In the first couple of decades of the 20th Century there were tremendous advances in flying.
This was no better illustrated by the differences between the aircraft developed by the Wright Brothers in 1903 to the types of war machines just 11 years plus further on in the 1914 to 1918 conflict.
The inter war years saw an upsurge in re-purposing of aeroplanes into the commercial sector for the carrying of paying passengers and freight goods. The route that was seen to be the most lucrative was the crossing of the Atlantic Ocean between the United States and Northern Europe.
This was challenging given that long distance flights required frequent fuel stops making it necessary for a slower and indirect route to be adopted.
As early as 1919 a new word entered the vocabulary related to flight- Seadrome.
It will have sounded quite futuristic at the time, very much in the same sense as Space Port does today, but was intended to be nothing more than a floating platform acting as a landing stage, refuelling and relay/wireless station.
However, in the context of the Atlantic Ocean a Seadrome about mid way between the two continents would open up the whole operation for flights with lower risk and more frequency. Various feasibility studies were carried out by engineers and inventors and the first three decades saw a rush to register Patents for what were not wholly dissimilar structures. A Canadian design was for a platform 1200 feet long and 500 feet wide at a height of 100 feet above sea level and a prolific Irish Engineer, F G Creed advocated a structure that would be able to stay level and steady in even the heaviest Atlantic swells.
The scale of the floating Seadromes was meant to accommodate conventional take offs and landings but gradually the term became associated with Flying Boats.
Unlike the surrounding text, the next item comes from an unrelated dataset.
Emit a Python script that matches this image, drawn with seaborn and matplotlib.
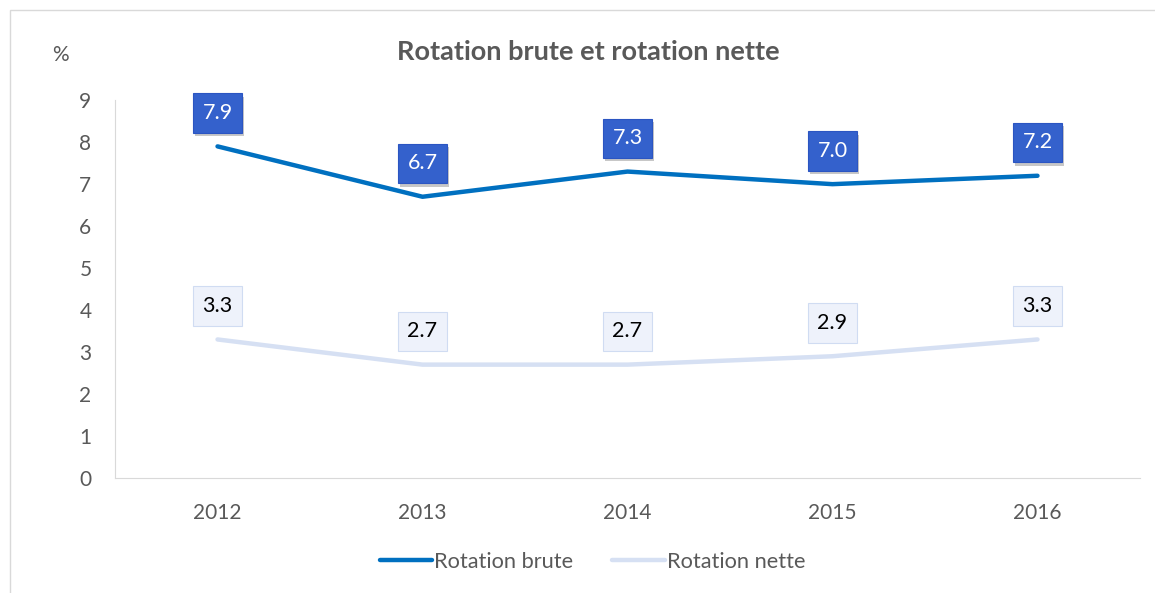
import matplotlib.pyplot as plt
import matplotlib.patheffects as pe
import seaborn as sns
import pandas as pd

# Chart data
years = ["2012", "2013", "2014", "2015", "2016"]
brute = [7.9, 6.7, 7.3, 7.0, 7.2]
nette = [3.3, 2.7, 2.7, 2.9, 3.3]
series_names = ["Rotation brute", "Rotation nette"]
colors = ["#0070C0", "#D6E0F3"]

df = pd.DataFrame({
    "year": years * 2,
    "value": brute + nette,
    "series": [series_names[0]] * len(years) + [series_names[1]] * len(years),
})

sns.set_style("white")
plt.rcParams["font.family"] = ["Lato", "DejaVu Sans"]

fig = plt.figure(figsize=(11.55, 5.93), dpi=100)
ax = fig.add_axes([0.0996, 0.194, 0.8874, 0.637])

sns.lineplot(data=df, x="year", y="value", hue="series", palette=colors,
             linewidth=3.2, ax=ax, sort=False, legend=False,
             solid_capstyle="round")

ax.set_xlim(-0.5, len(years) - 0.5)
ax.set_ylim(0, 9)
ax.set_yticks(range(0, 10))
ax.set_xlabel("")
ax.set_ylabel("")
ax.tick_params(axis="both", colors="#595959", labelsize=15, length=0)
ax.tick_params(axis="y", pad=17)
ax.tick_params(axis="x", pad=18)
for side in ["top", "right"]:
    ax.spines[side].set_visible(False)
ax.spines["left"].set_color("#D9D9D9")
ax.spines["bottom"].set_color("#D9D9D9")

# data labels
shadow = [pe.withSimplePatchShadow(offset=(1.5, -2.5), shadow_rgbFace="#000000", alpha=0.22)]
for i, v in enumerate(brute):
    t = ax.annotate(f"{v:.1f}", (i, v), xytext=(0, 24), textcoords="offset points",
                    ha="center", va="center", color="white", fontsize=15.5,
                    bbox=dict(boxstyle="square,pad=0.45", fc="#3461CC", ec="#2B55C2", lw=0.8))
    t.get_bbox_patch().set_path_effects(shadow)
for i, v in enumerate(nette):
    ax.annotate(f"{v:.1f}", (i, v), xytext=(0, 24), textcoords="offset points",
                ha="center", va="center", color="#000000", fontsize=15.5,
                bbox=dict(boxstyle="square,pad=0.45", fc="#EEF2FB", ec="#D0DCF2", lw=0.8))

fig.text(0.509, 0.912, "Rotation brute et rotation nette", ha="center", va="center",
         fontsize=19.5, fontweight="bold", color="#595959")
fig.text(0.052, 0.907, "%", ha="center", va="center", fontsize=15, color="#595959")

# legend
handles = [plt.Line2D([0], [0], color=c, lw=3.2, solid_capstyle="round") for c in colors]
fig.legend(handles, series_names, loc="center", bbox_to_anchor=(0.513, 0.053), ncol=2,
           frameon=False, fontsize=15.7, labelcolor="#595959", handlelength=2.4,
           handletextpad=0.1, columnspacing=1.8)

# outer chart border
fig.patches.append(plt.Rectangle((0.009, -0.01), 1.5, 0.993, transform=fig.transFigure,
                                 fill=False, ec="#D9D9D9", lw=1))

fig.savefig("out.png", dpi=100)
In the second world war there were proposals to develop Seadromes at regular intervals around the British Coast for strategic purposes.
In 1950 it was the possibility of a flying boat service linking Kingston Upon Hull to the likes of Scotland, Ireland, Southampton and Falmouth that received an enthusiastic response from Civic and Business Leaders in the Yorkshire Port City.
For a place of its size and strategic importance as a Gateway to Europe the lack of an airport within the City catchment was seen as a major disadvantage. There had been an airfield at Hedon which had been well patronised and with links to the Pioneering Amy Johnson in the inter war era and it would not be until 1974 that Humberside Airport was developed on the former RAF base at Kirmington on the South Bank.
There had been lobbying from the Hull Chamber of Commerce for an airport for many years and the idea of a Seadrome to serve a flying boat service was well supported.
The sponsors of the idea were South Cornwall and Falmouth Airways Limited who proposed the use of Hythe aircraft which could carry up to 50 Passengers. The Hythe was a civilian version of the very versatile and battle proven Short Sunderland and well up to the task of coastal and cross country flights in the British Isles.
A Hythe Flying Boat about 1950 |
The same company behind the tentative Hull Seadrome had already established a route from Leith, Edinburgh to the South Coast but a combination of high fare prices and low actual patronage had seen the initially promising service founder.
No actual material details were formulated to progress the idea of a flying boat Seadrome in Hull even after the excitement and speculation about its benefits for the City and its regional commercial status.